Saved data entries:
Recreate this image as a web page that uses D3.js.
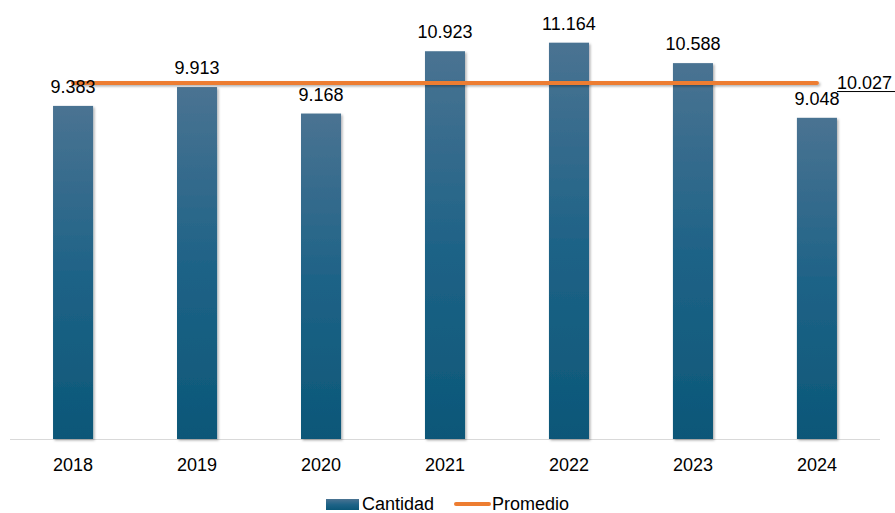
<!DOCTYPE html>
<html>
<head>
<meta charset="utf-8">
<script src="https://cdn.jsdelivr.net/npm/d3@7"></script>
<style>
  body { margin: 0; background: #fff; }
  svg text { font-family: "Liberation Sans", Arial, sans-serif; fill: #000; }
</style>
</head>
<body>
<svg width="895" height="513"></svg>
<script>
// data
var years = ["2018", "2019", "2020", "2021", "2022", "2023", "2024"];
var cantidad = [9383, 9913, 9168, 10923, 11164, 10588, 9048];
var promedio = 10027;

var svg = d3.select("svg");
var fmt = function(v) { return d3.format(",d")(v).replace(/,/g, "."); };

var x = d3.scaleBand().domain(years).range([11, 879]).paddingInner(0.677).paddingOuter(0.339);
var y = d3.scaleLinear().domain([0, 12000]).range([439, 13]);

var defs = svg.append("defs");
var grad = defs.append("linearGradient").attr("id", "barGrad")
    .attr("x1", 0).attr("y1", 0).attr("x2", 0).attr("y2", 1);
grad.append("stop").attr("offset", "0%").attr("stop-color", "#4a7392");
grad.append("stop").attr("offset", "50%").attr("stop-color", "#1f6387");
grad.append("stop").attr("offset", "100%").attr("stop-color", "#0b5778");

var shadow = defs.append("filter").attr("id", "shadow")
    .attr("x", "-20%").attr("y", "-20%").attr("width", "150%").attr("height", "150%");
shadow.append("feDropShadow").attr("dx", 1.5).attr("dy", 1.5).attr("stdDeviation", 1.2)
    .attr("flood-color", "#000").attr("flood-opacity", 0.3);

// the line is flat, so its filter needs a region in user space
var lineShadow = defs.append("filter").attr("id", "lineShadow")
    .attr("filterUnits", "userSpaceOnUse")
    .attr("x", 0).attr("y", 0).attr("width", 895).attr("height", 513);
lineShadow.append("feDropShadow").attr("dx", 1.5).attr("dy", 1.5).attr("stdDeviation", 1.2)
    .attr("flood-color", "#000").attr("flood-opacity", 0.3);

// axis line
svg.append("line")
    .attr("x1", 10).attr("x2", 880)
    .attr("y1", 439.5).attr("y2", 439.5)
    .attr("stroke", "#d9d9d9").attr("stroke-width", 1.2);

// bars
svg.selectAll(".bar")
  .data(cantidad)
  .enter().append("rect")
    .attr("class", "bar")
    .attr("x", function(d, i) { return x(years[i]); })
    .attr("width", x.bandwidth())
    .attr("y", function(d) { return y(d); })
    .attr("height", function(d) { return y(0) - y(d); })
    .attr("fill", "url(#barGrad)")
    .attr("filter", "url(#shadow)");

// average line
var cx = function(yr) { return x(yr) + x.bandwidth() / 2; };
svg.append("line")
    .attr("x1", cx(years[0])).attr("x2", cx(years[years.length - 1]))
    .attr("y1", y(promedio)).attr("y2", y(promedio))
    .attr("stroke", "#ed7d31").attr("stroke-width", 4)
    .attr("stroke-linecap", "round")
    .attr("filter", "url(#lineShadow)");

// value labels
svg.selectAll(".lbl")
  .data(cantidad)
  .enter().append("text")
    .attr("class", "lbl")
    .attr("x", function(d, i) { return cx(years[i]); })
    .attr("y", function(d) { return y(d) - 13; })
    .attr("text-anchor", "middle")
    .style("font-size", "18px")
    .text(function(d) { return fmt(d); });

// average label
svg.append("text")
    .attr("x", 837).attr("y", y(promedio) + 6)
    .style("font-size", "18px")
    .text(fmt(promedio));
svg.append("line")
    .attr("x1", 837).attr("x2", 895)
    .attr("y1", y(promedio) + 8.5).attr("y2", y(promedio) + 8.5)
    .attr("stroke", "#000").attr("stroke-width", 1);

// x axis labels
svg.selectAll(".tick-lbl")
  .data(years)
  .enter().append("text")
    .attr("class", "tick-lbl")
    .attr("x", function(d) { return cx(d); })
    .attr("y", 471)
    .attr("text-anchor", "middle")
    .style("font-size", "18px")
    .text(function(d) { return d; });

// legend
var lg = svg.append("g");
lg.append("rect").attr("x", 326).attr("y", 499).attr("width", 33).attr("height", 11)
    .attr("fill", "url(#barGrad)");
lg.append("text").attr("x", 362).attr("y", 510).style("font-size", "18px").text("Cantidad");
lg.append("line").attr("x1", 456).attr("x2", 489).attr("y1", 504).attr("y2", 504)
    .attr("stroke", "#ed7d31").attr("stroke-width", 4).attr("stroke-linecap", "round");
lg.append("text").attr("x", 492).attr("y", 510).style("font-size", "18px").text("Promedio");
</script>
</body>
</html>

* * *

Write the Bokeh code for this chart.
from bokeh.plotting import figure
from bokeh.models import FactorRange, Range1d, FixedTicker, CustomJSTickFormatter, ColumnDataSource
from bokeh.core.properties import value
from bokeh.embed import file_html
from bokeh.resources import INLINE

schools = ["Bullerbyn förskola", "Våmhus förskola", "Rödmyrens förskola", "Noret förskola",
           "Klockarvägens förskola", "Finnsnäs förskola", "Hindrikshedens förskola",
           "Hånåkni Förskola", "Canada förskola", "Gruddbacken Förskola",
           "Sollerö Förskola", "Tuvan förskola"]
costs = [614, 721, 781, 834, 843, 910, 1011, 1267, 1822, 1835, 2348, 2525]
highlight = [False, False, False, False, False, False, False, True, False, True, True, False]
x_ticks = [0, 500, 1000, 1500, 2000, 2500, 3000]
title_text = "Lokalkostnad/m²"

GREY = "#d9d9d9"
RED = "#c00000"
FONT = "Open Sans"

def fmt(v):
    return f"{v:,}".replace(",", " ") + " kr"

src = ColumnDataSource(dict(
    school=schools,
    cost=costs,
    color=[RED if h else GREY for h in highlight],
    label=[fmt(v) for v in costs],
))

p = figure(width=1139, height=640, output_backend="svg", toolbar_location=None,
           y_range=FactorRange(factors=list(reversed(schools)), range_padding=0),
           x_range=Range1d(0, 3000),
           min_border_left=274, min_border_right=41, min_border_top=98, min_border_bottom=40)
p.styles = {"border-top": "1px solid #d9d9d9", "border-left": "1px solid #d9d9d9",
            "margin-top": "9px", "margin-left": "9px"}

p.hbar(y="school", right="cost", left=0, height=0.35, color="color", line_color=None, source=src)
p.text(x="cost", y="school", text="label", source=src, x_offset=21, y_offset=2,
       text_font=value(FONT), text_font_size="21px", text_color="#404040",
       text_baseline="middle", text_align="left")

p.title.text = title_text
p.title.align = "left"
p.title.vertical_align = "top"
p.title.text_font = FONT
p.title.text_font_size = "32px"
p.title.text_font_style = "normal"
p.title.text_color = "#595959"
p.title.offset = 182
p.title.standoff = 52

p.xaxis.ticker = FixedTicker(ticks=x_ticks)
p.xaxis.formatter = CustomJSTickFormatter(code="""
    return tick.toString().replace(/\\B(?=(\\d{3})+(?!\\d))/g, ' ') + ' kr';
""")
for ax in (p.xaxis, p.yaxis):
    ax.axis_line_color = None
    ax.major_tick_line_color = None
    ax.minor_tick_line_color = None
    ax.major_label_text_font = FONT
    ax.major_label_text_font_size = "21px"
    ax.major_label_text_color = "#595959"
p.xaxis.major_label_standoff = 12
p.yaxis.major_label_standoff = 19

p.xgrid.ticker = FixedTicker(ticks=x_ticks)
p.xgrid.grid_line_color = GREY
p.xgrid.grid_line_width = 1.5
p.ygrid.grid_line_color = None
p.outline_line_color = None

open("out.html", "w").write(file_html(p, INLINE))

WRITTEN TASK: Tally the lines of the listing that include "this". Reply with nothing but the count.

FULL ANSWER: 2